_Request_. The lines to extract run from the first line of the material below to the line containing "Generales: Mujeres representantes", both included; leave the pictures behind.

_Data lines_.
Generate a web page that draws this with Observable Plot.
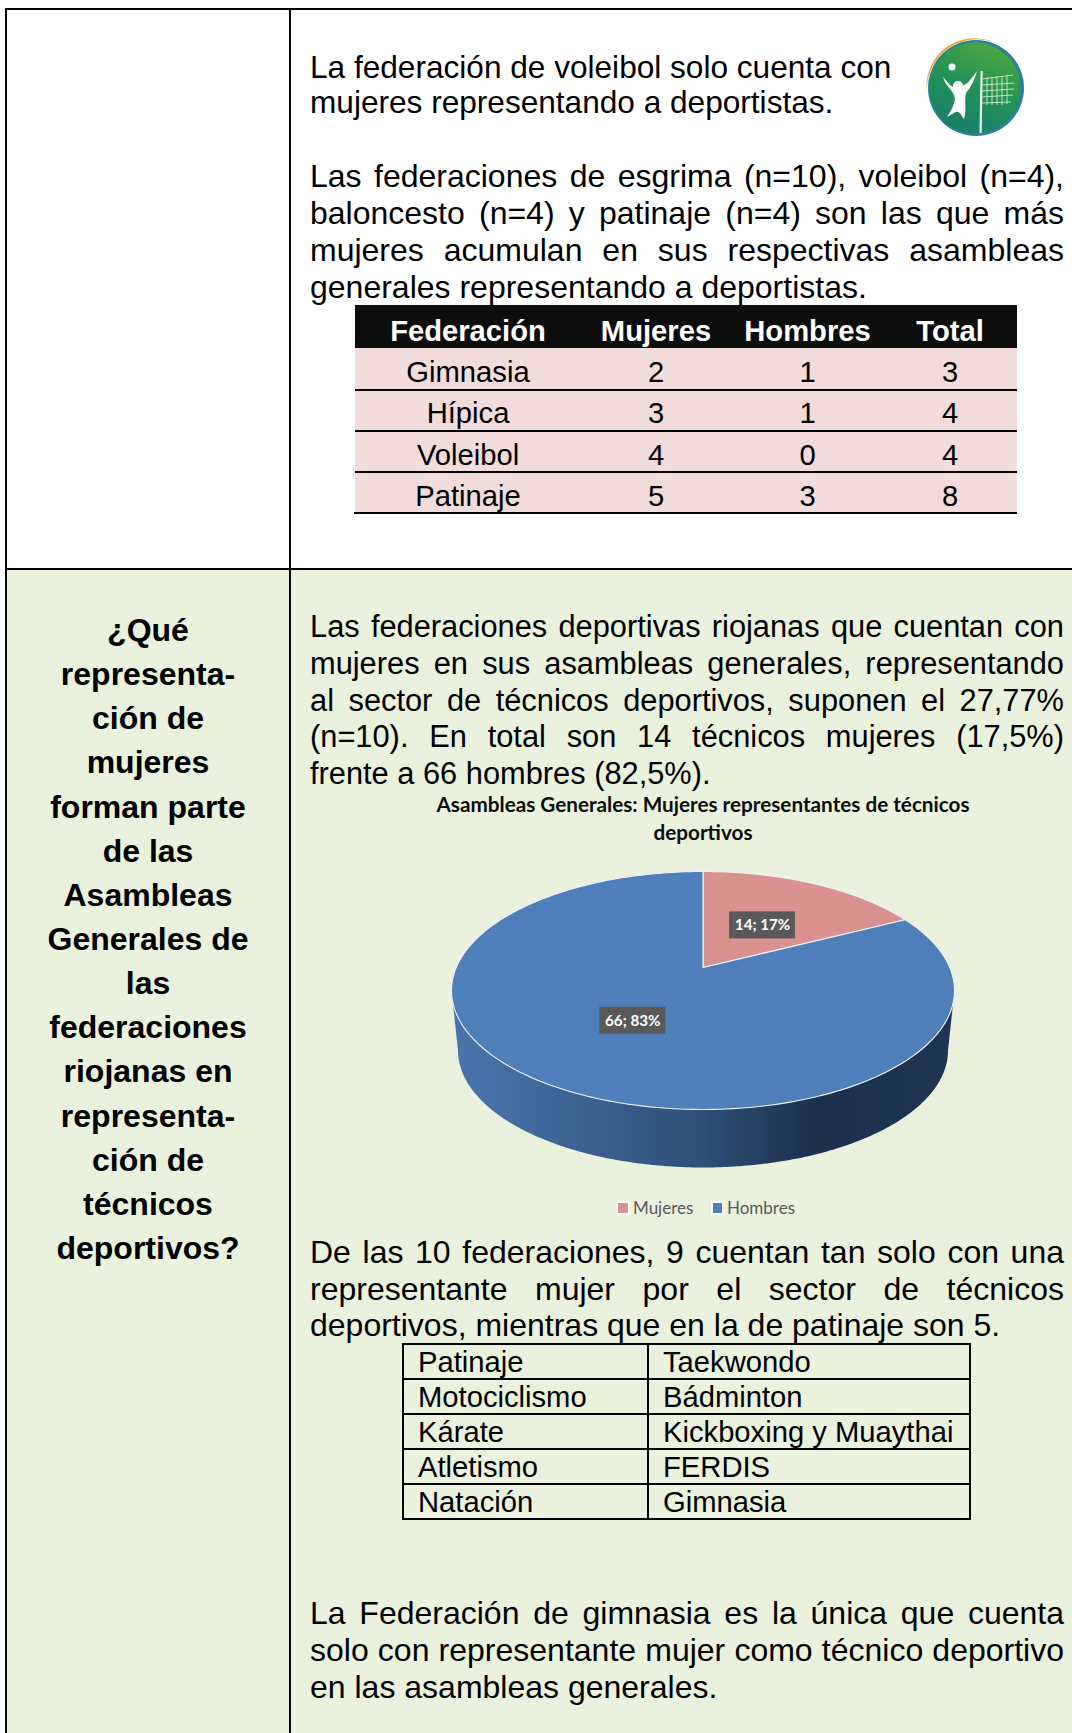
<!DOCTYPE html>
<html lang="es"><head><meta charset="utf-8">
<script src="https://cdn.jsdelivr.net/npm/d3@7"></script>
<script src="https://cdn.jsdelivr.net/npm/@observablehq/plot@0.6"></script>
<style>
html,body{margin:0;padding:0;background:#fff}
#page{position:relative;width:1072px;height:1733px;overflow:hidden;font-family:"Liberation Sans",Arial,sans-serif;color:#000}
.box{position:absolute}
.t{position:absolute;line-height:0;white-space:nowrap}
</style></head><body><div id="page"></div>
<script>
// ---------- data ----------
const sectores = ["Mujeres", "Hombres"];
const valores = [14, 66];
const etiquetas = ["14; 17%", "66; 83%"];
const colores = ["#d99290", "#4e7fbb"];
const tituloGrafico = ["Asambleas Generales: Mujeres representantes de técnicos", "deportivos"];

const federaciones = ["Gimnasia", "Hípica", "Voleibol", "Patinaje"];
const mujeres = [2, 3, 4, 5];
const hombres = [1, 1, 0, 3];
const totales = [3, 4, 4, 8];
const cabecera = ["Federación", "Mujeres", "Hombres", "Total"];

const tecnicasIzq = ["Patinaje", "Motociclismo", "Kárate", "Atletismo", "Natación"];
const tecnicasDer = ["Taekwondo", "Bádminton", "Kickboxing y Muaythai", "FERDIS", "Gimnasia"];

const pregunta = ["¿Qué", "representa-", "ción de", "mujeres", "forman parte", "de las", "Asambleas", "Generales de", "las", "federaciones", "riojanas en", "representa-", "ción de", "técnicos", "deportivos?"];

const parrafos = [
  {s: 31.6, y: [77.5, 113], w: [0, 0], l: ["La federación de voleibol solo cuenta con", "mujeres representando a deportistas."]},
  {s: 32, y: [187.5, 224.5, 261.5, 298.5], w: [1, 1, 1, 0], l: ["Las federaciones de esgrima (n=10), voleibol (n=4),", "baloncesto (n=4) y patinaje (n=4) son las que más", "mujeres acumulan en sus respectivas asambleas", "generales representando a deportistas."]},
  {s: 30.8, y: [638, 675, 712, 748, 785], w: [1, 1, 1, 1, 0], l: ["Las federaciones deportivas riojanas que cuentan con", "mujeres en sus asambleas generales, representando", "al sector de técnicos deportivos, suponen el 27,77%", "(n=10). En total son 14 técnicos mujeres (17,5%)", "frente a 66 hombres (82,5%)."]},
  {s: 32, y: [1263.5, 1300, 1336.5], w: [1, 1, 0], l: ["De las 10 federaciones, 9 cuentan tan solo con una", "representante mujer por el sector de técnicos", "deportivos, mientras que en la de patinaje son 5."]},
  {s: 32, y: [1624, 1661, 1698], w: [1, 1, 0], l: ["La Federación de gimnasia es la única que cuenta", "solo con representante mujer como técnico deportivo", "en las asambleas generales."]}
];

// ---------- page helpers ----------
const page = document.getElementById("page");
function box(x, y, w, h, bg) {
  const d = document.createElement("div");
  d.className = "box";
  d.style.cssText = `left:${x}px;top:${y}px;width:${w}px;height:${h}px;background:${bg}`;
  page.appendChild(d);
}
function text(x, base, s, o = {}) {
  const size = o.size || 29.2, d = document.createElement("div");
  d.className = "t";
  d.textContent = s;
  let css = `top:${base - 0.3465 * size}px;font-size:${size}px;left:${x}px;`;
  if (o.bold) css += "font-weight:700;";
  if (o.color) css += `color:${o.color};`;
  if (o.center) css += "transform:translateX(-50%);";
  d.style.cssText = css;
  page.appendChild(d);
  if (o.width) {
    // justified line: spread or tighten the word gaps to fill the column
    const gaps = s.split(" ").length - 1;
    d.style.wordSpacing = `${(o.width - d.getBoundingClientRect().width) / gaps}px`;
  }
}

// backgrounds and cell borders
box(6, 569, 1066, 1164, "#eaf1dd");
box(5, 8, 1067, 2, "#000");
box(5, 8, 2, 1725, "#000");
box(289, 8, 2, 1725, "#000");
box(5, 568, 1067, 2, "#000");

// paragraphs
for (const p of parrafos) p.l.forEach((s, i) => text(310, p.y[i], s, {size: p.s, width: p.w[i] ? 754 : 0}));

// left question
pregunta.forEach((s, i) => text(148, 641 + i * 44.15, s, {bold: true, size: 32, center: true}));

// table 1
const col1 = [468, 656, 807.5, 950];
box(355, 305, 662, 43, "#0d0d0d");
box(355, 348, 662, 165, "#f2dbdb");
[388.5, 429.5, 470.5].forEach(y => box(355, y, 662, 2, "#000"));
box(353.5, 512, 663.5, 2, "#000");
cabecera.forEach((s, i) => text(col1[i], 341, s, {bold: true, center: true, color: "#fff"}));
const base1 = [382, 423, 465, 506];
federaciones.forEach((f, i) => {
  [f, mujeres[i], hombres[i], totales[i]].forEach((v, j) => text(col1[j], base1[i], String(v), {center: true}));
});

// table 2
const rows2 = [1344, 1379, 1414, 1449, 1484, 1519];
rows2.forEach(y => box(403, y - 1, 568, 2, "#000"));
[403, 648, 970].forEach(x => box(x - 1, 1343, 2, 177, "#000"));
const base2 = [1372, 1407, 1442, 1477, 1512];
tecnicasIzq.forEach((s, i) => text(418, base2[i], s));
tecnicasDer.forEach((s, i) => text(663, base2[i], s));

// volleyball badge (decorative)
const badge = document.createElementNS("http://www.w3.org/2000/svg", "svg");
badge.setAttribute("width", 110); badge.setAttribute("height", 110);
badge.setAttribute("viewBox", "0 0 110 110");
badge.style.cssText = "position:absolute;left:921px;top:33px";
badge.innerHTML = `
<defs><linearGradient id="bg" x1="0.7" y1="0" x2="0.3" y2="1"><stop offset="0" stop-color="#4ea63f"/><stop offset=".5" stop-color="#229257"/><stop offset="1" stop-color="#1a7d6c"/></linearGradient></defs>
<circle cx="55" cy="55" r="48" fill="#2a7f9a"/>
<path d="M6 60 A48 48 0 0 1 72 9 A50 50 0 0 0 6 60Z" fill="#e9a52b"/>
<circle cx="54" cy="55" r="45.5" fill="url(#bg)"/>
<circle cx="31" cy="34" r="3.5" fill="#fff"/>
<path d="M22 44 C25 54 30 55 33 62 C36 68 30 78 26 84 L33 80 C38 76 40 82 43 86 C46 78 43 68 45 60 C50 54 54 46 56 38 C50 46 46 52 42 52 A5 5 0 1 0 32 54 C28 52 26 48 22 44Z" fill="#fff"/>
<rect x="59" y="38" width="2.2" height="62" fill="#fff" opacity=".9" transform="rotate(1 60 70)"/>
<g stroke="#d9efc4" stroke-width="1" opacity=".85" fill="none">
<path d="M61 46 L92 42 M61 52 L93 50 M61 58 L93 56 M61 64 L92 62 M61 70 L90 69 M66 44 V72 M71 44 V72 M76 43 V72 M81 43 V72 M86 43 V71"/></g>`;
page.appendChild(badge);

// ---------- chart drawn with Plot ----------
// perspective disc: unit circle -> page coordinates of a tilted pie
const tilt = 0.193, squash = Math.sqrt(1 - tilt * tilt);
const disc = (c) => (u, v) => {
  const d = 1 + tilt * v;
  return [c.cx + c.rx * squash * u / d, c.cy - c.ry * (v + tilt) / d];
};
const topDisc = disc({cx: 702.5, cy: 990, rx: 251.5, ry: 119});
const botDisc = disc({cx: 702.5, cy: 1050, rx: 245, ry: 117});
const onCircle = (f, th, r = 1) => f(r * Math.sin(th), r * Math.cos(th));
const arc = (f, a, b) => d3.range(0, 241).map(i => onCircle(f, a + (b - a) * i / 240));

const pie = d3.pie().sort(null).value(d => d.v)(sectores.map((s, i) => ({s, v: valores[i], c: colores[i], e: etiquetas[i]})));
const slices = pie.map(p => ({...p.data, a: p.startAngle, b: p.endAngle, path: [onCircle(topDisc, 0, 0), ...arc(topDisc, p.startAngle, p.endAngle), onCircle(topDisc, 0, 0)]}));

// visible side wall: between the left and right extremes of both rims
const frontA = Math.PI / 2 + Math.asin(tilt), frontB = 3 * Math.PI / 2 - Math.asin(tilt);
const side = [...arc(topDisc, frontA, frontB), ...arc(botDisc, frontB, frontA)];

const labelDy = [3, 0];
const labels = slices.map((s, i) => {
  const m = (s.a + s.b) / 2, [x, y] = onCircle(topDisc, m, 0.5);
  return {x, y: y + labelDy[i], e: s.e};
});
const legend = [
  {s: sectores[0], c: colores[0], x1: 617, x2: 629, tx: 632.5},
  {s: sectores[1], c: colores[1], x1: 712, x2: 723, tx: 726.5}
];

const X0 = 430, X1 = 980, Y0 = 790, Y1 = 1225;
const font = "Lato, 'Open Sans', sans-serif";
const defs = () => {
  const d = d3.create("svg:defs");
  const g = d.append("linearGradient").attr("id", "lado");
  [[0, "#4a75ab"], [0.18, "#41689a"], [0.5, "#2e4f77"], [0.72, "#1c304c"], [1, "#1f3553"]]
    .forEach(([o, c]) => g.append("stop").attr("offset", o).attr("stop-color", c));
  return d.node();
};
const chart = Plot.plot({
  width: X1 - X0, height: Y1 - Y0, margin: 0,
  x: {domain: [X0, X1], range: [0, X1 - X0], axis: null},
  y: {domain: [Y0, Y1], range: [0, Y1 - Y0], axis: null},
  style: {background: "transparent"},
  marks: [
    defs,
    Plot.line(side, {x: d => d[0], y: d => d[1], fill: "url(#lado)", stroke: "none"}),
    ...slices.map(s => Plot.line(s.path, {x: d => d[0], y: d => d[1], fill: s.c, stroke: "#eef2f8", strokeWidth: 1.1, strokeLinejoin: "round"})),
    Plot.rect(labels, {x1: d => d.x - 33, x2: d => d.x + 33, y1: d => d.y - 13.5, y2: d => d.y + 13.5, fill: "#595959"}),
    Plot.text(labels, {x: "x", y: "y", text: "e", fill: "#fff", fontFamily: font, fontWeight: 700, fontSize: 15.2}),
    Plot.text(tituloGrafico, {x: () => 702.5, y: (d, i) => 805 + i * 28, text: d => d, fill: "#0d0d0d", fontFamily: font, fontWeight: 700, fontSize: 20.7}),
    Plot.rect(legend, {x1: "x1", x2: "x2", y1: () => 1202, y2: () => 1214, fill: "c", stroke: "#fff", strokeWidth: 2}),
    Plot.text(legend, {x: "tx", y: () => 1208, text: "s", textAnchor: "start", fill: "#595959", fontFamily: font, fontSize: 17})
  ]
});
const wrap = document.createElement("div");
wrap.style.cssText = `position:absolute;left:${X0}px;top:${Y0}px;width:${X1 - X0}px;height:${Y1 - Y0}px`;
wrap.appendChild(chart);
page.appendChild(wrap);
</script></body></html>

_Correct output_.
Generate a web page that draws this with Observable Plot.
<!DOCTYPE html>
<html lang="es"><head><meta charset="utf-8">
<script src="https://cdn.jsdelivr.net/npm/d3@7"></script>
<script src="https://cdn.jsdelivr.net/npm/@observablehq/plot@0.6"></script>
<style>
html,body{margin:0;padding:0;background:#fff}
#page{position:relative;width:1072px;height:1733px;overflow:hidden;font-family:"Liberation Sans",Arial,sans-serif;color:#000}
.box{position:absolute}
.t{position:absolute;line-height:0;white-space:nowrap}
</style></head><body><div id="page"></div>
<script>
// ---------- data ----------
const sectores = ["Mujeres", "Hombres"];
const valores = [14, 66];
const etiquetas = ["14; 17%", "66; 83%"];
const colores = ["#d99290", "#4e7fbb"];
const tituloGrafico = ["Asambleas Generales: Mujeres representantes de técnicos", "deportivos"];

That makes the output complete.